Records supplied
※

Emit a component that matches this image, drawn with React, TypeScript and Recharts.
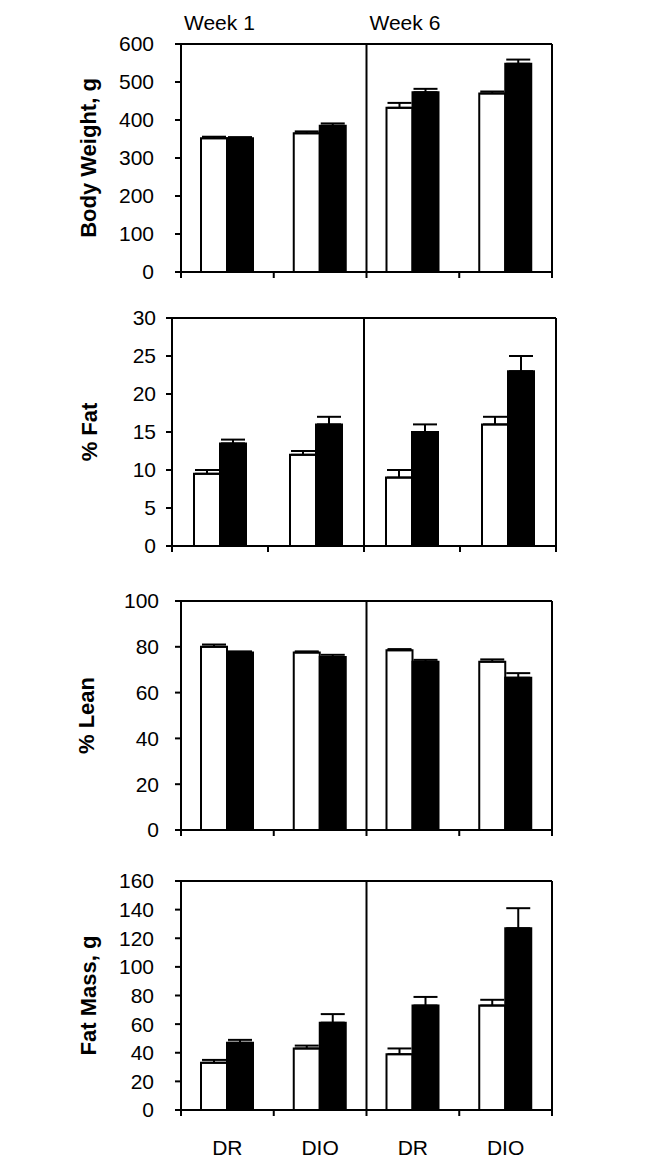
import { BarChart, Bar, XAxis, YAxis, ErrorBar, ReferenceLine } from 'recharts';

// groups along the x axis (week 1 | week 6)
const CATEGORIES = ['DR', 'DIO', 'DR', 'DIO'];
const WEEK_LABELS = ['Week 1', 'Week 6'];

// body weight, g
const BW_OPEN = [352, 365, 432, 470];
const BW_OPEN_ERR = [4, 5, 13, 5];
const BW_FILLED = [352, 385, 473, 548];
const BW_FILLED_ERR = [3, 6, 9, 11];
const BW_TICKS = [0, 100, 200, 300, 400, 500, 600];

// % fat
const FAT_PCT_OPEN = [9.5, 12, 9, 16];
const FAT_PCT_OPEN_ERR = [0.5, 0.5, 1, 1];
const FAT_PCT_FILLED = [13.5, 16, 15, 23];
const FAT_PCT_FILLED_ERR = [0.5, 1, 1, 2];
const FAT_PCT_TICKS = [0, 5, 10, 15, 20, 25, 30];

// % lean
const LEAN_OPEN = [80, 77.5, 78.5, 73.5];
const LEAN_OPEN_ERR = [1, 0.5, 0.5, 1];
const LEAN_FILLED = [77.5, 75.5, 73.5, 66.5];
const LEAN_FILLED_ERR = [0.5, 1, 0.8, 2];
const LEAN_TICKS = [0, 20, 40, 60, 80, 100];

// fat mass, g
const FAT_MASS_OPEN = [33, 43, 39, 73];
const FAT_MASS_OPEN_ERR = [2, 2, 4, 4];
const FAT_MASS_FILLED = [47, 61, 73, 127];
const FAT_MASS_FILLED_ERR = [2, 6, 6, 14];
const FAT_MASS_TICKS = [0, 20, 40, 60, 80, 100, 120, 140, 160];

const FONT = '"Liberation Sans", Arial, Helvetica, sans-serif';

function buildRows(open: number[], openErr: number[], filled: number[], filledErr: number[]) {
  return CATEGORIES.map((name, i) => ({
    x: i + 0.5,
    name,
    open: open[i],
    openErr: [0, openErr[i]],
    filled: filled[i],
    filledErr: [0, filledErr[i]],
  }));
}

const PANELS = [
  { label: 'Body Weight, g', rows: buildRows(BW_OPEN, BW_OPEN_ERR, BW_FILLED, BW_FILLED_ERR), ticks: BW_TICKS },
  { label: '% Fat', rows: buildRows(FAT_PCT_OPEN, FAT_PCT_OPEN_ERR, FAT_PCT_FILLED, FAT_PCT_FILLED_ERR), ticks: FAT_PCT_TICKS },
  { label: '% Lean', rows: buildRows(LEAN_OPEN, LEAN_OPEN_ERR, LEAN_FILLED, LEAN_FILLED_ERR), ticks: LEAN_TICKS },
  { label: 'Fat Mass, g', rows: buildRows(FAT_MASS_OPEN, FAT_MASS_OPEN_ERR, FAT_MASS_FILLED, FAT_MASS_FILLED_ERR), ticks: FAT_MASS_TICKS },
];

// plot boxes in page px
const LAYOUT = [
  { top: 44, bottom: 272, left: 181, right: 552, gap: 27, labelX: 88 },
  { top: 318, bottom: 546, left: 172, right: 556, gap: 16, labelX: 89 },
  { top: 601, bottom: 830, left: 181, right: 552, gap: 22, labelX: 86 },
  { top: 881, bottom: 1110, left: 181, right: 552, gap: 27, labelX: 88 },
];

const BOTTOM_TICKS = [0, 0.5, 1, 1.5, 2, 2.5, 3, 3.5, 4];

function Panel({ panel, box, first, last }: any) {
  const topPad = first ? box.top : 20;
  const bottomPad = last ? 56 : 12;
  const chartTop = box.top - topPad;
  const height = topPad + (box.bottom - box.top) + bottomPad;
  const max = panel.ticks[panel.ticks.length - 1];
  const midY = topPad + (box.bottom - box.top) / 2;

  const bottomTick = (props: any) => {
    const { x, y, payload } = props;
    const v = payload.value;
    if (Number.isInteger(v)) {
      return <line x1={x} y1={y} x2={x} y2={y + 6} stroke="#000" strokeWidth={2} />;
    }
    if (!last) return <g />;
    return (
      <text x={x} y={y + 45} textAnchor="middle" fontSize={21} fontFamily={FONT} fill="#000">
        {CATEGORIES[Math.floor(v)]}
      </text>
    );
  };

  const weekTick = (props: any) => {
    const { x, y, payload } = props;
    return (
      <text x={x + 3} y={y - 14} fontSize={21} fontFamily={FONT} fill="#000">
        {WEEK_LABELS[payload.value / 2]}
      </text>
    );
  };

  const yLabel = () => (
    <text
      x={box.labelX}
      y={midY}
      transform={`rotate(-90, ${box.labelX}, ${midY})`}
      textAnchor="middle"
      dominantBaseline="central"
      fontSize={22}
      fontWeight="bold"
      fontFamily={FONT}
      fill="#000"
    >
      {panel.label}
    </text>
  );

  return (
    <div style={{ position: 'absolute', left: 0, top: chartTop }}>
      <BarChart
        width={660}
        height={height}
        data={panel.rows}
        margin={{ top: 0, right: 660 - box.right, bottom: 0, left: 0 }}
        barGap={0}
        barSize={26}
      >
        <XAxis
          xAxisId="top"
          orientation="top"
          type="number"
          dataKey="x"
          domain={[0, 4]}
          ticks={[0, 2]}
          interval={0}
          height={topPad}
          axisLine={{ stroke: '#000', strokeWidth: 2 }}
          tickLine={false}
          tickSize={0}
          tickMargin={0}
          tick={first ? weekTick : false}
        />
        <XAxis
          xAxisId="main"
          type="number"
          dataKey="x"
          domain={[0, 4]}
          ticks={BOTTOM_TICKS}
          interval={0}
          height={bottomPad}
          axisLine={{ stroke: '#000', strokeWidth: 2 }}
          tickLine={false}
          tickSize={0}
          tickMargin={0}
          tick={bottomTick}
        />
        <YAxis
          type="number"
          domain={[0, max]}
          ticks={panel.ticks}
          interval={0}
          width={box.left}
          axisLine={{ stroke: '#000', strokeWidth: 2 }}
          tickLine={{ stroke: '#000', strokeWidth: 2 }}
          tickSize={6}
          tickMargin={box.gap - 6}
          tick={{ fill: '#000', fontSize: 21, fontFamily: FONT }}
          label={yLabel}
        />
        <ReferenceLine xAxisId="main" x={2} stroke="#000" strokeWidth={2} />
        <ReferenceLine xAxisId="main" x={4} stroke="#000" strokeWidth={2} />
        <Bar xAxisId="main" dataKey="open" fill="#fff" stroke="#000" strokeWidth={2} isAnimationActive={false}>
          <ErrorBar dataKey="openErr" direction="y" width={12} stroke="#000" strokeWidth={2} />
        </Bar>
        <Bar xAxisId="main" dataKey="filled" fill="#000" stroke="#000" strokeWidth={2} isAnimationActive={false}>
          <ErrorBar dataKey="filledErr" direction="y" width={12} stroke="#000" strokeWidth={2} />
        </Bar>
      </BarChart>
    </div>
  );
}

export default function App() {
  return (
    <div style={{ position: 'absolute', left: 0, top: 0, width: 660, height: 1168, background: '#fff' }}>
      {PANELS.map((panel, i) => (
        <Panel key={panel.label} panel={panel} box={LAYOUT[i]} first={i === 0} last={i === PANELS.length - 1} />
      ))}
    </div>
  );
}
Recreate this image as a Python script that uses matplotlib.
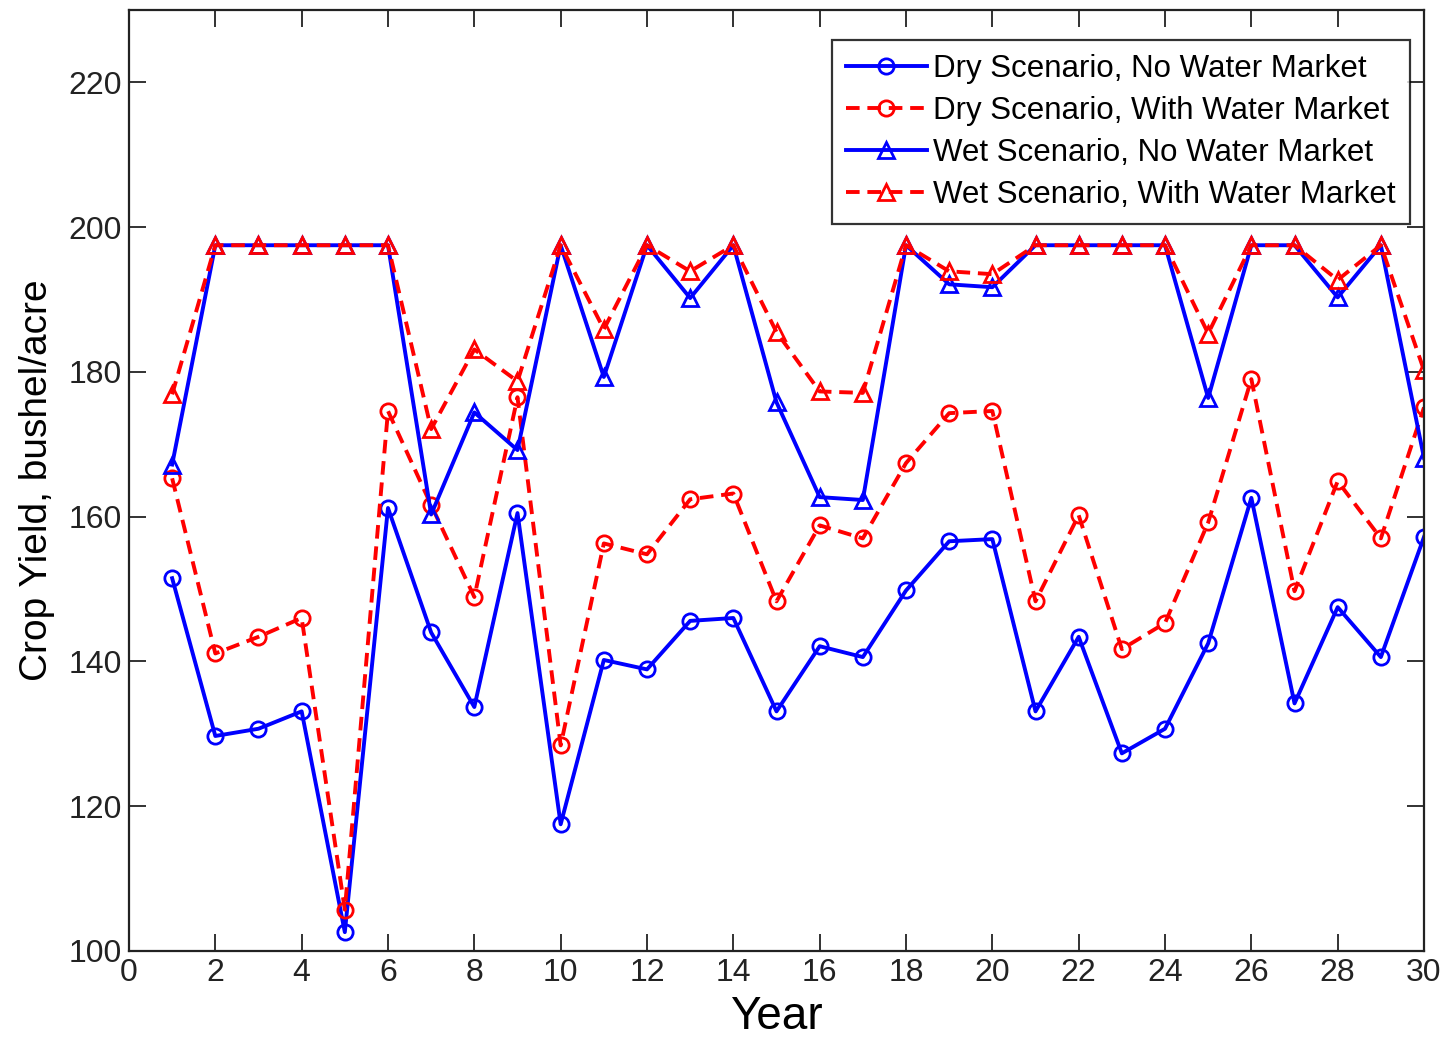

※

Only the lines from the top of the data through the line with "Arial, Helvetica, sans-serif';" should be quoted, exactly and with both ends kept; skip the pictures.

Emit a component that matches this image, drawn with React, TypeScript and Recharts.
import { BarChart, Bar, XAxis, YAxis, ErrorBar, ReferenceLine } from 'recharts';

// groups along the x axis (week 1 | week 6)
const CATEGORIES = ['DR', 'DIO', 'DR', 'DIO'];
const WEEK_LABELS = ['Week 1', 'Week 6'];

// body weight, g
const BW_OPEN = [352, 365, 432, 470];
const BW_OPEN_ERR = [4, 5, 13, 5];
const BW_FILLED = [352, 385, 473, 548];
const BW_FILLED_ERR = [3, 6, 9, 11];
const BW_TICKS = [0, 100, 200, 300, 400, 500, 600];

// % fat
const FAT_PCT_OPEN = [9.5, 12, 9, 16];
const FAT_PCT_OPEN_ERR = [0.5, 0.5, 1, 1];
const FAT_PCT_FILLED = [13.5, 16, 15, 23];
const FAT_PCT_FILLED_ERR = [0.5, 1, 1, 2];
const FAT_PCT_TICKS = [0, 5, 10, 15, 20, 25, 30];

// % lean
const LEAN_OPEN = [80, 77.5, 78.5, 73.5];
const LEAN_OPEN_ERR = [1, 0.5, 0.5, 1];
const LEAN_FILLED = [77.5, 75.5, 73.5, 66.5];
const LEAN_FILLED_ERR = [0.5, 1, 0.8, 2];
const LEAN_TICKS = [0, 20, 40, 60, 80, 100];

// fat mass, g
const FAT_MASS_OPEN = [33, 43, 39, 73];
const FAT_MASS_OPEN_ERR = [2, 2, 4, 4];
const FAT_MASS_FILLED = [47, 61, 73, 127];
const FAT_MASS_FILLED_ERR = [2, 6, 6, 14];
const FAT_MASS_TICKS = [0, 20, 40, 60, 80, 100, 120, 140, 160];

const FONT = '"Liberation Sans", Arial, Helvetica, sans-serif';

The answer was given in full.